Having difficulty printing strings - c

When I run the program, the second printf() prints string2 with whatever was scanned into string1 attached to the end.
e.g. 123 was scanned into string1 then it prints: Is before "12ab123".
as opposed to 12ab.
Why not just "12ab"?
char string1[MAX_STR_LEN];
char string2[4]={'1','2','a','b'};
char five='5';
char abc[3]={'a','b','c'};
printf("Enter a string:");
scanf("%s", string1);
printf("Is before \"%s\":",string2);

A string is a null terminated char array in C.
Change
char string2[4]={'1','2','a','b'};
to
char string2[5]={'1','2','a','b', '\0'};
(which is the same as char string2[] = "12ab";)

You need to terminate your array with NULL character as
char string2[5]={'1','2','a','b','\0'};
When you are doing the scanf(), string1 is stored in next memory so it is printing string2 with string1. It will print upto it gets \0 so its Undefined Behavior

In your code
char string2[4]={'1','2','a','b'};
string2 is not null-terminated.
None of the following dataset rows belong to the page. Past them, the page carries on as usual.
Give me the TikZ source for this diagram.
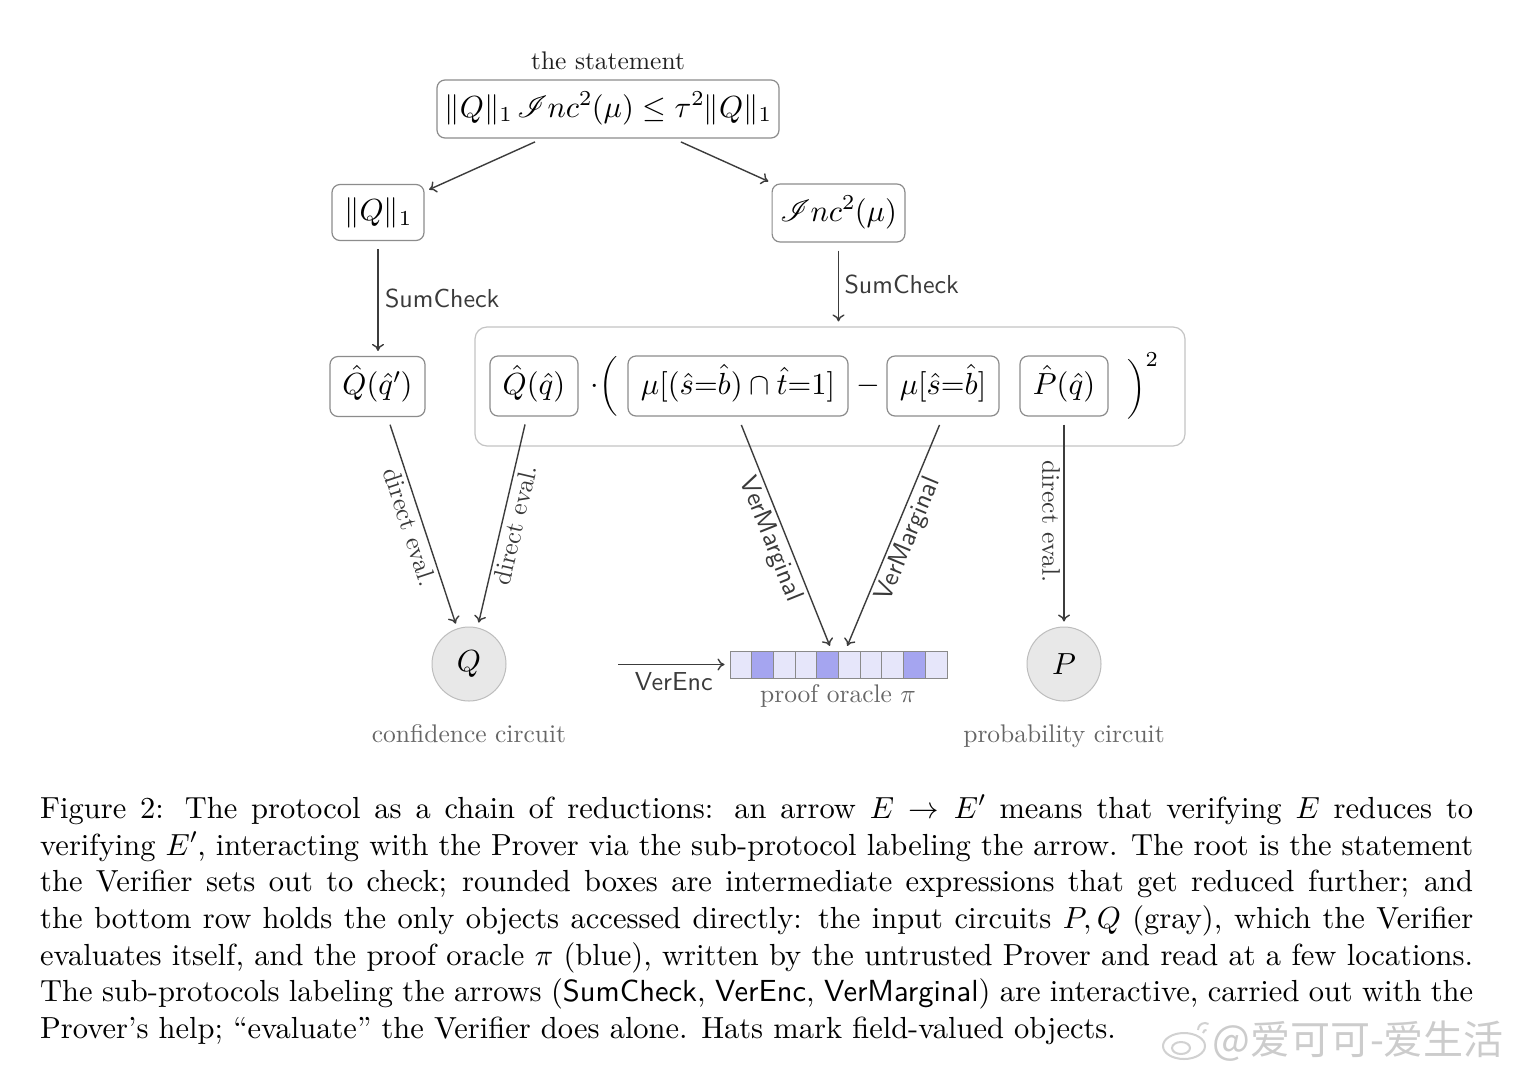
\documentclass[tikz,border=0pt]{standalone}
\usepackage{fix-cm}
\DeclareFontShape{OT1}{cmr}{m}{n}{<-22>cmr7<22->cmr10}{}
\DeclareFontShape{OML}{cmm}{m}{it}{<-22>cmmi7<22->cmmi10}{}
\DeclareFontShape{OMS}{cmsy}{m}{n}{<-22>cmsy7<22->cmsy10}{}
\usepackage{amsmath}
\IfFileExists{mathrsfs.sty}{%
  \usepackage{mathrsfs}%
  \DeclareFontFamily{U}{rsfs}{\skewchar\font127 }%
  \DeclareFontShape{U}{rsfs}{m}{n}{<->rsfs10}{}%
}{\newcommand\mathscr{\mathcal}}
\usepackage{fontspec}
\setmainfont{lmroman10-regular.otf}[
  SizeFeatures={{Size=-22, Font=lmroman7-regular.otf},{Size=22-}},
  ItalicFont=lmroman10-italic.otf, BoldFont=lmroman10-bold.otf]
\setsansfont{lmsans10-regular.otf}
\newfontfamily\cjk{Noto Sans CJK SC}
\usetikzlibrary{arrows.meta,calc}
\definecolor{boxgray}{HTML}{8C8C8C}
\definecolor{biggray}{HTML}{C4C4C4}
\definecolor{linegray}{HTML}{3C3C3C}
\definecolor{circfill}{HTML}{E8E8E8}
\definecolor{circgray}{HTML}{BDBDBD}
\definecolor{celllight}{HTML}{E6E6FA}
\definecolor{celldark}{HTML}{A5A5F0}
\definecolor{cellgray}{HTML}{8A8A8A}
\definecolor{labelgray}{HTML}{666666}
\definecolor{darklabel}{HTML}{3A3A3A}
\begin{document}
\begin{tikzpicture}[x=1pt,y=-1pt,
  every node/.style={font=\fontsize{30.5}{36.6}\selectfont},
  box/.style={draw=boxgray, line width=1.2pt, rounded corners=8pt, fill=white,
    inner xsep=11pt, inner ysep=0pt, minimum height=58pt, text height=24pt, text depth=8pt},
  arr/.style={draw=linegray, line width=1.4pt, -{To[length=7pt,width=12pt]},
    shorten <=8pt, shorten >=5pt},
  lbl/.style={font=\fontsize{25.5}{30}\selectfont, text=labelgray},
  evl/.style={font=\fontsize{25.5}{30}\selectfont, text=darklabel},
  sflbl/.style={font=\fontsize{26}{31}\selectfont\sffamily, text=darklabel},
  cell/.style={draw=cellgray, line width=1pt, minimum width=21.7pt, minimum height=27pt, inner sep=0pt},
  circ/.style={circle, draw=circgray, fill=circfill, line width=1pt, minimum size=74pt, inner sep=0pt},
  capline/.style={anchor=base west, inner sep=0pt, font=\fontsize{30.5}{36.6}\selectfont}
]
\fill[white] (0,0) rectangle (1518,1080);
\useasboundingbox (0,0) rectangle (1518,1080);

% top
\node[evl, text=black!88] (stmtlabel) at (608,61) {the statement};
\node[box, inner xsep=7pt, minimum width=342pt] (stmt) at (608,109) {$\|Q\|_1\,\mathscr{I}nc^2(\mu)\le\tau^2\|Q\|_1$};
\node[box, minimum width=92pt, minimum height=56pt] (qnorm) at (378,212.5) {$\|Q\|_1$};
\node[box, inner xsep=8pt, minimum width=129pt] (inc) at (838.5,213) {$\mathscr{I}nc^2(\mu)$};

% middle row
\node[box, minimum width=95pt, minimum height=60pt] (qhp) at (377.5,386.5) {$\hat{Q}(\hat{q}')$};
\node[draw=biggray, line width=1.2pt, rounded corners=12pt, minimum width=710pt, minimum height=119pt, inner sep=0pt] (big) at (830,386.5) {};
\node[box, minimum width=88pt, minimum height=60pt] (qh) at (534,386) {$\hat{Q}(\hat{q})$};
\node[inner sep=0pt] (dotparen) at (604,386) {${\cdot}\Big($};
\node[box, minimum width=220pt, minimum height=60pt] (mu1) at (738,386) {$\mu[(\hat{s}{=}\hat{b})\cap\hat{t}{=}1]$};
\node[inner sep=0pt] (minus) at (868,386) {$-$};
\node[box, minimum width=112pt, minimum height=60pt] (mu2) at (943,386) {$\mu[\hat{s}{=}\hat{b}]$};
\node[box, minimum width=88pt, minimum height=60pt] (ph) at (1064,386) {$\hat{P}(\hat{q})$};
\node[anchor=west, inner sep=0pt] (sq) at (1127,386) {$\Big)^{2}$};

% bottom row
\node[circ] (Q) at (469,664) {$Q$};
\node[circ] (P) at (1064,664) {$P$};
\node[lbl, text height=17.6pt, text depth=0pt] (qlab) at (469,734) {confidence circuit};
\node[lbl, text height=17.6pt, text depth=0pt] (plab) at (1064,734) {probability circuit};
\foreach \i/\c in {0/celllight,1/celldark,2/celllight,3/celllight,4/celldark,5/celllight,6/celllight,7/celllight,8/celldark,9/celllight}
  \node[cell, fill=\c] (c\i) at ({740.85+21.7*\i},664.5) {};
\node[lbl] (olab) at (838,696) {proof oracle $\pi$};
\coordinate (encstart) at (618,664.5);
\coordinate (vm1) at ($(c4.north)+(4,0)$);
\coordinate (vm2) at ($(c5.north)+(-4,0)$);

% connectors
\draw[arr] (stmt) -- (qnorm);
\draw[arr] (stmt) -- (inc);
\draw[arr] (qnorm.south) -- node[right, sflbl, xshift=3pt] {SumCheck} (qnorm.south |- qhp.north);
\draw[arr] (inc.south) -- node[right, sflbl, xshift=2pt] {SumCheck} (inc.south |- big.north);
\draw[arr] (qhp) -- node[sloped, below, evl] {direct eval.} (Q);
\draw[arr] (qh) -- node[sloped, below, evl] {direct eval.} (Q);
\draw[arr, shorten <=9pt] (mu1.south) -- node[sloped, below, sflbl] {VerMarginal} (vm1);
\draw[arr, shorten <=9pt] (mu2.south) -- node[sloped, below, sflbl] {VerMarginal} (vm2);
\draw[arr] (ph.south) -- node[rotate=-90, anchor=north, evl] {direct eval.} (ph.south |- P.north);
\draw[arr, shorten <=0pt] (encstart) -- node[below, sflbl, yshift=-4pt] {VerEnc} (c0.west);

% caption
\node[capline] (cap1) at (40,818) {\hbox to 1433pt{Figure 2: The protocol as a chain of reductions: an arrow $E\to E'$ means that verifying $E$ reduces to}};
\node[capline] (cap2) at (40,855) {\hbox to 1433pt{verifying $E'$, interacting with the Prover via the sub-protocol labeling the arrow. The root is the statement}};
\node[capline] (cap3) at (40,891) {\hbox to 1433pt{the Verifier sets out to check; rounded boxes are intermediate expressions that get reduced further; and}};
\node[capline] (cap4) at (40,928) {\hbox to 1433pt{the bottom row holds the only objects accessed directly: the input circuits $P,Q$ (gray), which the Verifier}};
\node[capline] (cap5) at (40,965) {\hbox to 1433pt{evaluates itself, and the proof oracle $\pi$ (blue), written by the untrusted Prover and read at a few locations.}};
\node[capline] (cap6) at (40,1001) {\hbox to 1433pt{The sub-protocols labeling the arrows (\textsf{SumCheck}, \textsf{VerEnc}, \textsf{VerMarginal}) are interactive, carried out with the}};
\node[capline] (cap7) at (40,1038) {Prover's help; ``evaluate'' the Verifier does alone. Hats mark field-valued objects.};

% watermark
\draw[black!18, line width=2pt] (1184,1046) ellipse [x radius=21pt, y radius=13pt];
\draw[black!18, line width=2pt] (1181,1048) ellipse [x radius=9pt, y radius=6pt];
\draw[black!18, line width=2pt] (1198,1030) arc[start angle=180, end angle=60, radius=7pt];
\draw[black!18, line width=2pt] (1203,1033) arc[start angle=180, end angle=80, radius=3pt];
\node[anchor=west, inner sep=0pt, text=black!20, font=\cjk\fontsize{40}{40}\selectfont] (wm) at (1212,1041) {@爱可可-爱生活};
\end{tikzpicture}
\end{document}
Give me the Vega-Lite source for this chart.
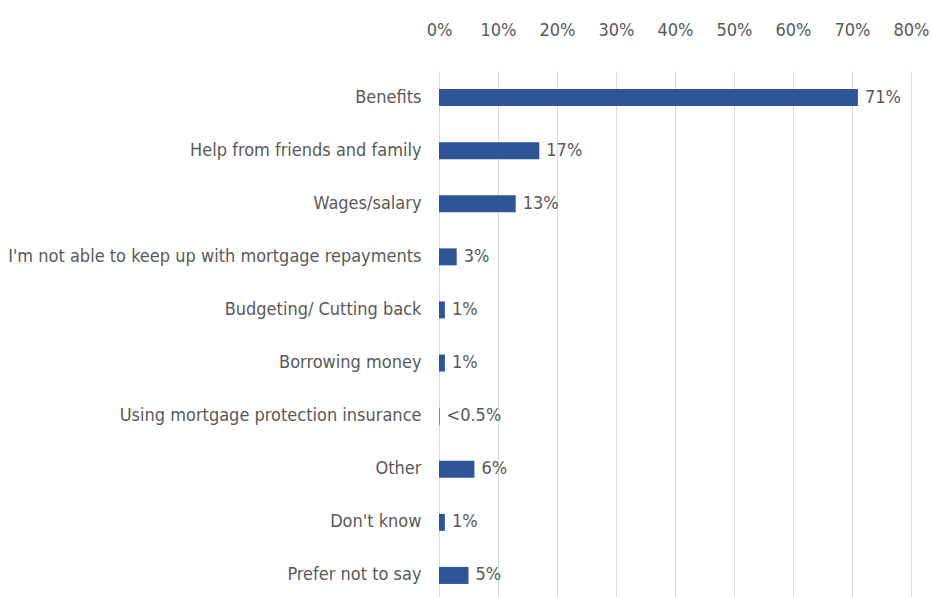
{
  "$schema": "https://vega.github.io/schema/vega-lite/v6.json",
  "width": 472,
  "height": 531,
  "autosize": {"type": "none"},
  "padding": {"left": 439, "top": 71, "right": 21, "bottom": 0},
  "background": "white",
  "config": {
    "view": {"stroke": null},
    "font": "DejaVu Sans Condensed, Liberation Sans Narrow, Roboto, sans-serif"
  },
  "data": {
    "values": [
      {"category": "Benefits", "value": 0.71, "label": "71%"},
      {"category": "Help from friends and family", "value": 0.17, "label": "17%"},
      {"category": "Wages/salary", "value": 0.13, "label": "13%"},
      {"category": "I'm not able to keep up with mortgage repayments", "value": 0.03, "label": "3%"},
      {"category": "Budgeting/ Cutting back", "value": 0.01, "label": "1%"},
      {"category": "Borrowing money", "value": 0.01, "label": "1%"},
      {"category": "Using mortgage protection insurance", "value": 0.001, "label": "<0.5%"},
      {"category": "Other", "value": 0.06, "label": "6%"},
      {"category": "Don't know", "value": 0.01, "label": "1%"},
      {"category": "Prefer not to say", "value": 0.05, "label": "5%"}
    ]
  },
  "encoding": {
    "y": {
      "field": "category",
      "type": "nominal",
      "sort": null,
      "scale": {"paddingInner": 0.68, "paddingOuter": 0.34},
      "axis": {
        "title": null,
        "domain": false,
        "ticks": false,
        "labelPadding": 18,
        "labelFontSize": 18,
        "labelColor": "#595959",
        "labelLimit": 500
      }
    },
    "x": {
      "field": "value",
      "type": "quantitative",
      "scale": {"domain": [0, 0.8], "nice": false},
      "axis": {
        "orient": "top",
        "title": null,
        "format": ".0%",
        "values": [0, 0.1, 0.2, 0.3, 0.4, 0.5, 0.6, 0.7, 0.8],
        "domain": false,
        "ticks": false,
        "labelFlush": false,
        "labelOverlap": false,
        "labelPadding": 32,
        "labelFontSize": 18,
        "labelColor": "#595959",
        "gridColor": "#d9d9d9",
        "gridWidth": 1
      }
    }
  },
  "layer": [
    {"mark": {"type": "bar", "color": "#2f5597"}},
    {
      "mark": {"type": "text", "align": "left", "dx": 7, "fontSize": 18, "color": "#595959"},
      "encoding": {"text": {"field": "label"}}
    }
  ]
}
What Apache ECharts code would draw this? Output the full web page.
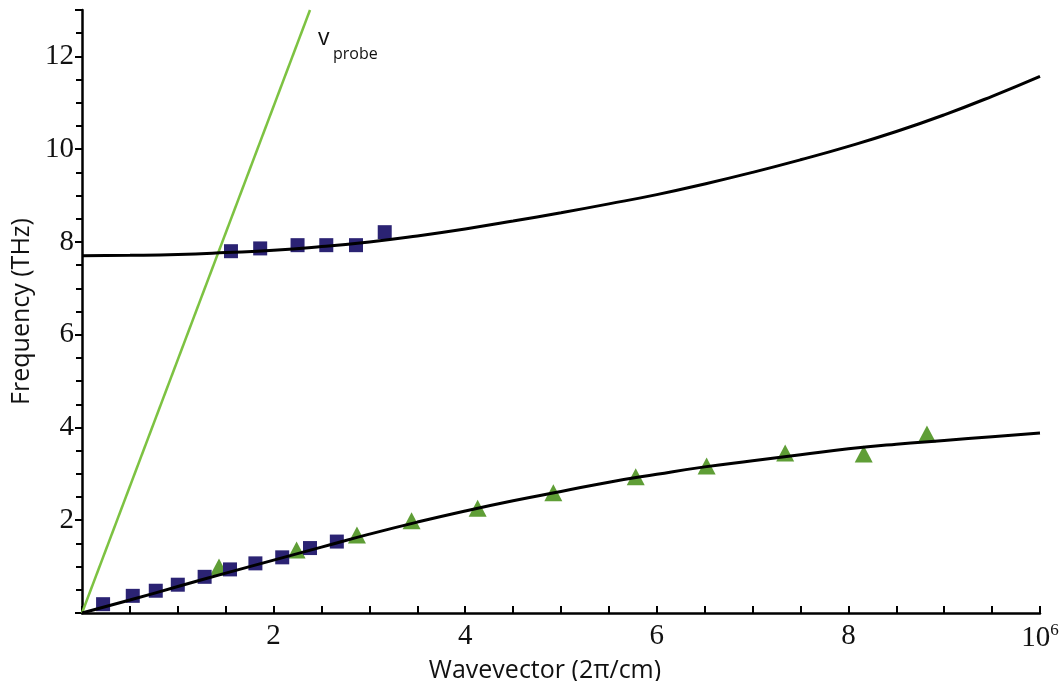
<!DOCTYPE html>
<html>
<head>
<meta charset="utf-8">
<script src="https://cdn.jsdelivr.net/npm/echarts@6/dist/echarts.min.js"></script>
<style>
  html, body { margin: 0; padding: 0; background: #fff; }
  #chart { width: 1060px; height: 681px; }
</style>
</head>
<body>
<div id="chart"></div>
<script>
// wavevector in units of 10^6 (2π/cm), frequency in THz
const curveX = [0, 0.5, 1, 1.5, 2, 2.5, 3, 3.5, 4, 4.5, 5, 5.5, 6, 6.5, 7, 7.5, 8, 8.5, 9, 9.5, 10]
const upperCurve = [7.70, 7.71, 7.73, 7.77, 7.82, 7.90, 8.00, 8.13, 8.28, 8.45, 8.63, 8.82, 9.02, 9.25, 9.50, 9.77, 10.06, 10.38, 10.74, 11.14, 11.57]
const lowerCurve = [0, 0.28, 0.57, 0.86, 1.14, 1.42, 1.70, 1.96, 2.20, 2.42, 2.62, 2.82, 2.99, 3.15, 3.28, 3.41, 3.54, 3.64, 3.72, 3.80, 3.88]

// probe velocity line
const probeX = [0, 2.38]
const probeY = [0, 13]

// measured points (blue squares)
const squareX = [0.22, 0.53, 0.77, 1.0, 1.28, 1.545, 1.81, 2.09, 2.38, 2.66, 1.555, 1.86, 2.25, 2.55, 2.86, 3.16]
const squareY = [0.19, 0.37, 0.48, 0.61, 0.78, 0.94, 1.07, 1.20, 1.40, 1.54, 7.80, 7.86, 7.93, 7.93, 7.93, 8.21]

// measured points (green triangles)
const triX = [1.43, 2.24, 2.87, 3.44, 4.13, 4.92, 5.78, 6.52, 7.34, 8.16, 8.82]
const triY = [0.99, 1.36, 1.68, 1.99, 2.26, 2.59, 2.94, 3.17, 3.45, 3.43, 3.86]

const xTicks = [2, 4, 6, 8, 10]
const yTicks = [2, 4, 6, 8, 10, 12]

const zip = (xs, ys) => xs.map((x, i) => [x, ys[i]])

const chart = echarts.init(document.getElementById('chart'))

const serif = "'Liberation Serif', 'DejaVu Serif', serif"
const sans = "'Open Sans', 'Noto Sans', sans-serif"

const option = {
  backgroundColor: '#ffffff',
  animation: false,
  textStyle: { fontFamily: serif },
  grid: { left: 82, right: 20, top: 10, bottom: 68, outerBoundsMode: 'none', containLabel: false },
  xAxis: {
    type: 'value',
    min: 0,
    max: 10,
    interval: 2,
    name: 'Wavevector (2π/cm)',
    nameLocation: 'middle',
    nameGap: 33,
    nameTextStyle: { fontFamily: sans, fontSize: 25, color: '#111', padding: [0, 32, 0, 0] },
    axisLine: { lineStyle: { color: '#000', width: 2.5 } },
    axisTick: { inside: true, length: 7, lineStyle: { color: '#000', width: 2 } },
    minorTick: { show: true, splitNumber: 4, length: 7, lineStyle: { color: '#000', width: 2 } },
    splitLine: { show: false },
    axisLabel: {
      margin: 9,
      fontFamily: serif,
      fontSize: 29,
      color: '#111',
      formatter: (v) => {
        if (!xTicks.includes(v)) return ''
        if (v === 10) return '{b|10}{s|6}'
        return String(v)
      },
      rich: {
        b: { fontFamily: serif, fontSize: 29, color: '#111' },
        s: { fontFamily: serif, fontSize: 17, color: '#111', padding: [0, 0, 16, 0] }
      }
    }
  },
  yAxis: {
    type: 'value',
    min: 0,
    max: 13,
    interval: 2,
    name: 'Frequency (THz)',
    nameLocation: 'middle',
    nameGap: 47,
    nameRotate: 90,
    nameTextStyle: { fontFamily: sans, fontSize: 25, color: '#111' },
    axisLine: { lineStyle: { color: '#000', width: 2.5 } },
    axisTick: { length: 7, lineStyle: { color: '#000', width: 2 } },
    minorTick: { show: true, splitNumber: 4, length: 6, lineStyle: { color: '#000', width: 2 } },
    splitLine: { show: false },
    axisLabel: {
      margin: 8,
      fontFamily: serif,
      fontSize: 29,
      color: '#111',
      formatter: (v) => (yTicks.includes(v) ? String(v) : '')
    }
  },
  graphic: [
    {
      type: 'text',
      left: 318,
      top: 27,
      style: { text: 'v', fontFamily: sans, fontSize: 23, fill: '#111' }
    },
    {
      type: 'text',
      left: 333,
      top: 46,
      style: { text: 'probe', fontFamily: sans, fontSize: 16, fill: '#111' }
    }
  ],
  series: [
    {
      name: 'triangles',
      type: 'scatter',
      symbol: 'triangle',
      symbolSize: [18, 17],
      itemStyle: { color: '#5f9e36', opacity: 1 },
      data: zip(triX, triY),
      z: 2
    },
    {
      name: 'squares',
      type: 'scatter',
      symbol: 'rect',
      symbolSize: 14,
      itemStyle: { color: '#2b2373', opacity: 1 },
      data: zip(squareX, squareY),
      z: 3
    },
    {
      name: 'probe',
      type: 'line',
      data: zip(probeX, probeY),
      showSymbol: false,
      lineStyle: { color: '#7dc242', width: 2.5 },
      z: 4
    },
    {
      name: 'upper',
      type: 'line',
      data: zip(curveX, upperCurve),
      smooth: true,
      showSymbol: false,
      lineStyle: { color: '#000', width: 3 },
      z: 5
    },
    {
      name: 'lower',
      type: 'line',
      data: zip(curveX, lowerCurve),
      smooth: true,
      showSymbol: false,
      lineStyle: { color: '#000', width: 3 },
      z: 5
    }
  ]
}

chart.setOption(option)
</script>
</body>
</html>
Using that array as an argument to %s format specifier invokes undefined behavior, as it runs past the allocated memory in search of the null-terminator.
You need to add the null-terminator yourself like
char string2[5]={'1','2','a','b','\0'};
to use string2 as a string.
Also, alternatively, you can write
char string2[ ]= "12ab";
to allow the compiler to decide the size, which considers the space for (and adds) the null-terminator.
Same goes for abc also.
That said, you're scanning into string1 and printing string2, which is certainly not wrong, but does not make much sense, either.

Expanding on the previous answers, the strings appear to be joined due to the order the variables are stored in the stack memory. This won't always work the same on every processor architecture or compiler (optimiser settings can change this behaviour too).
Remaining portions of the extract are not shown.